Make an exact transcription of the material, leaving out all images.

[INFORMATION SUPPLIED]

◇ ◇ ◇

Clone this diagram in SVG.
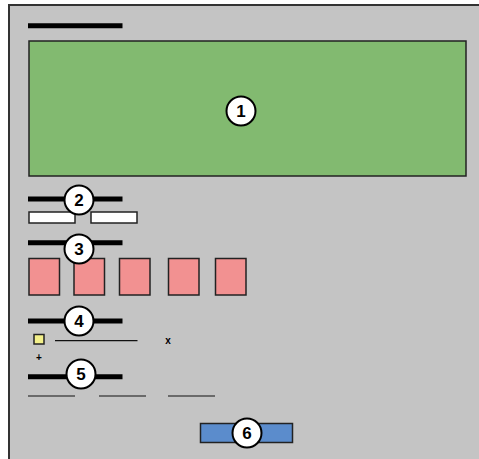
<svg xmlns="http://www.w3.org/2000/svg" width="479" height="459" viewBox="0 0 479 459">
  <style>
    .frame { fill: #c4c4c4; stroke: #333; stroke-width: 2; }
    .bar { stroke: #000; stroke-width: 5; }
    .thin { stroke: #111; stroke-width: 1.2; }
    .box { stroke: #222; stroke-width: 1.5; }
    .badge circle { fill: #fff; stroke: #000; stroke-width: 2; }
    .badge text { font-family: "Liberation Sans", Arial, sans-serif; font-weight: bold; font-size: 17px; text-anchor: middle; fill: #000; }
    .glyph { font-family: "Liberation Sans", Arial, sans-serif; font-weight: bold; font-size: 10px; text-anchor: middle; fill: #000; }
  </style>

  <!-- page frame -->
  <rect class="frame" x="9" y="5" width="480" height="470"/>

  <!-- header -->
  <g id="header">
    <line class="bar" x1="28" y1="25.8" x2="122.5" y2="25.8"/>
  </g>

  <!-- 1: main panel -->
  <g id="panel">
    <rect x="29" y="41" width="437" height="135" fill="#82ba70" stroke="#222" stroke-width="1.5"/>
    <g class="badge"><circle cx="241" cy="111" r="14.5"/><text x="241" y="117">1</text></g>
  </g>

  <!-- 2: two input fields -->
  <g id="fields">
    <line class="bar" x1="28" y1="199" x2="122.5" y2="199"/>
    <rect class="box" x="29" y="212" width="46" height="11" fill="#fff"/>
    <rect class="box" x="91" y="212" width="46" height="11" fill="#fff"/>
    <g class="badge"><circle cx="79" cy="200" r="14.5"/><text x="79" y="206">2</text></g>
  </g>

  <!-- 3: tiles -->
  <g id="tiles">
    <line class="bar" x1="28" y1="242.7" x2="122.5" y2="242.7"/>
    <rect class="box" x="29" y="258.5" width="30.5" height="36.5" fill="#f29191"/>
    <rect class="box" x="74" y="258.5" width="30.5" height="36.5" fill="#f29191"/>
    <rect class="box" x="119.5" y="258.5" width="30.5" height="36.5" fill="#f29191"/>
    <rect class="box" x="168.5" y="258.5" width="30.5" height="36.5" fill="#f29191"/>
    <rect class="box" x="215.5" y="258.5" width="30.5" height="36.5" fill="#f29191"/>
    <g class="badge"><circle cx="79" cy="249" r="14.5"/><text x="79" y="255">3</text></g>
  </g>

  <!-- 4: list row -->
  <g id="list">
    <line class="bar" x1="28" y1="321" x2="122.5" y2="321"/>
    <rect class="box" x="34" y="334.5" width="10" height="9.5" fill="#f3f08a"/>
    <line class="thin" x1="55" y1="340.7" x2="137.5" y2="340.7"/>
    <text class="glyph" x="168" y="344">x</text>
    <text class="glyph" x="39" y="361">+</text>
    <g class="badge"><circle cx="79" cy="321" r="14.5"/><text x="79" y="327">4</text></g>
  </g>

  <!-- 5: text lines -->
  <g id="lines">
    <line class="bar" x1="28" y1="376.7" x2="122.5" y2="376.7"/>
    <line class="thin" x1="28" y1="396" x2="75" y2="396"/>
    <line class="thin" x1="99" y1="396" x2="146" y2="396"/>
    <line class="thin" x1="168" y1="396" x2="215" y2="396"/>
    <g class="badge"><circle cx="81" cy="374" r="14.5"/><text x="81" y="380">5</text></g>
  </g>

  <!-- 6: button -->
  <g id="button">
    <rect class="box" x="200.5" y="423.5" width="92" height="19" fill="#5b8ccc"/>
    <g class="badge"><circle cx="247" cy="433" r="14.5"/><text x="247" y="439">6</text></g>
  </g>

  <g id="connectors"/>
</svg>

◇ ◇ ◇

[CORRECT RESPONSE]
Clone this diagram in SVG.
<svg xmlns="http://www.w3.org/2000/svg" width="479" height="459" viewBox="0 0 479 459">
  <style>
    .frame { fill: #c4c4c4; stroke: #333; stroke-width: 2; }
    .bar { stroke: #000; stroke-width: 5; }
    .thin { stroke: #111; stroke-width: 1.2; }
    .box { stroke: #222; stroke-width: 1.5; }
    .badge circle { fill: #fff; stroke: #000; stroke-width: 2; }
    .badge text { font-family: "Liberation Sans", Arial, sans-serif; font-weight: bold; font-size: 17px; text-anchor: middle; fill: #000; }
    .glyph { font-family: "Liberation Sans", Arial, sans-serif; font-weight: bold; font-size: 10px; text-anchor: middle; fill: #000; }
  </style>

  <!-- page frame -->
  <rect class="frame" x="9" y="5" width="480" height="470"/>

  <!-- header -->
  <g id="header">
    <line class="bar" x1="28" y1="25.8" x2="122.5" y2="25.8"/>
  </g>

  <!-- 1: main panel -->
  <g id="panel">
    <rect x="29" y="41" width="437" height="135" fill="#82ba70" stroke="#222" stroke-width="1.5"/>
    <g class="badge"><circle cx="241" cy="111" r="14.5"/><text x="241" y="117">1</text></g>
  </g>

  <!-- 2: two input fields -->
  <g id="fields">
    <line class="bar" x1="28" y1="199" x2="122.5" y2="199"/>
    <rect class="box" x="29" y="212" width="46" height="11" fill="#fff"/>
    <rect class="box" x="91" y="212" width="46" height="11" fill="#fff"/>
    <g class="badge"><circle cx="79" cy="200" r="14.5"/><text x="79" y="206">2</text></g>
  </g>

  <!-- 3: tiles -->
  <g id="tiles">
    <line class="bar" x1="28" y1="242.7" x2="122.5" y2="242.7"/>
    <rect class="box" x="29" y="258.5" width="30.5" height="36.5" fill="#f29191"/>
    <rect class="box" x="74" y="258.5" width="30.5" height="36.5" fill="#f29191"/>
    <rect class="box" x="119.5" y="258.5" width="30.5" height="36.5" fill="#f29191"/>
    <rect class="box" x="168.5" y="258.5" width="30.5" height="36.5" fill="#f29191"/>
    <rect class="box" x="215.5" y="258.5" width="30.5" height="36.5" fill="#f29191"/>
    <g class="badge"><circle cx="79" cy="249" r="14.5"/><text x="79" y="255">3</text></g>
  </g>

  <!-- 4: list row -->
  <g id="list">
    <line class="bar" x1="28" y1="321" x2="122.5" y2="321"/>
    <rect class="box" x="34" y="334.5" width="10" height="9.5" fill="#f3f08a"/>
    <line class="thin" x1="55" y1="340.7" x2="137.5" y2="340.7"/>
    <text class="glyph" x="168" y="344">x</text>
    <text class="glyph" x="39" y="361">+</text>
    <g class="badge"><circle cx="79" cy="321" r="14.5"/><text x="79" y="327">4</text></g>
  </g>

  <!-- 5: text lines -->
  <g id="lines">
    <line class="bar" x1="28" y1="376.7" x2="122.5" y2="376.7"/>
    <line class="thin" x1="28" y1="396" x2="75" y2="396"/>
    <line class="thin" x1="99" y1="396" x2="146" y2="396"/>
    <line class="thin" x1="168" y1="396" x2="215" y2="396"/>
    <g class="badge"><circle cx="81" cy="374" r="14.5"/><text x="81" y="380">5</text></g>
  </g>

  <!-- 6: button -->
  <g id="button">
    <rect class="box" x="200.5" y="423.5" width="92" height="19" fill="#5b8ccc"/>
    <g class="badge"><circle cx="247" cy="433" r="14.5"/><text x="247" y="439">6</text></g>
  </g>

  <g id="connectors"/>
</svg>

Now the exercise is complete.